When Lois left, Julia put herself through a little cross-examination; for a month or two she had not been wholly satisfied with her year's work. Had she used her time and her money in the best way? Was there not some other work that she might have carried on to greater advantage? Was it altogether wise to have given up so entirely her own personal interests? Ah! Clarissa was right; she was not justified in putting entirely aside her music--especially her work in composition. What, indeed, had she to show for the year? So her thoughts ran. Ten girls better trained in useful things than would have been the case without the Mansion teaching; but this year must be followed up by another year of teaching, and then in the end could she be sure that they would retain what they had learned?
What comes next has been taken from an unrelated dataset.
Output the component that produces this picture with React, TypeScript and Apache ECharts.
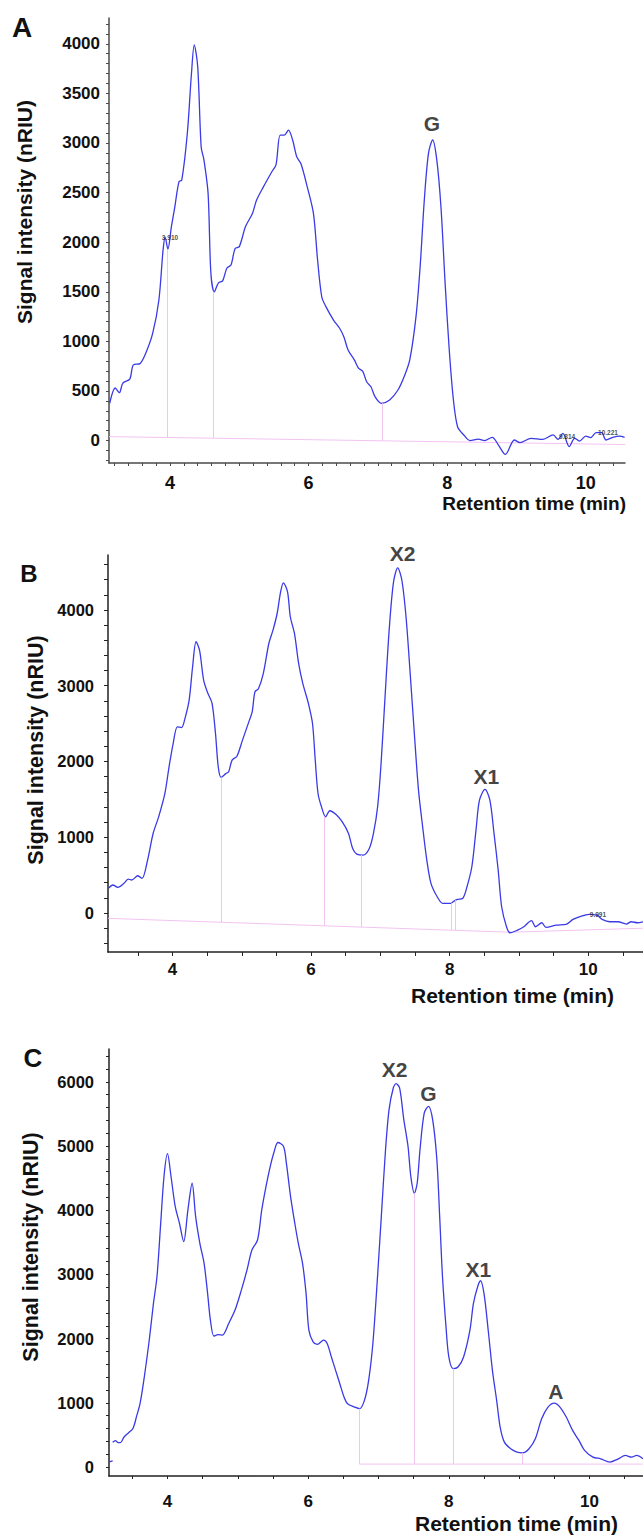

Concetta and Haleema had improved superficially, but she was by no means confident that they were really neater or really more truthful than in the beginning. Maggie--and here she smiled--broke fewer dishes, but her reticence was far from commendable. Frankness was a virtue that she herself constantly preached, yet she had been able to instil very little of this quality into Maggie's breast. In spite of all her precepts, too, Inez was still as willing as at the beginning of the year to put on her stockings with the feet unmended, and--"Difficulties are things that show what men are." Like a ray of sunlight this thought from Epictetus flashed across Julia's mind. After all, how few real difficulties she had had to meet during the year; and had not the successes been more than the failures?
Mary Murphy had been the only one of the girls to insist on leaving the school, although she had occasionally heard the others expressing their dissatisfaction, especially when some of them had undergone some of the discipline that they had to undergo. One of the first lessons to learn had been that of the general deceitfulness of girls, and of these girls in particular, who did not hesitate to make many little criticisms as unjustifiable as they were foolish.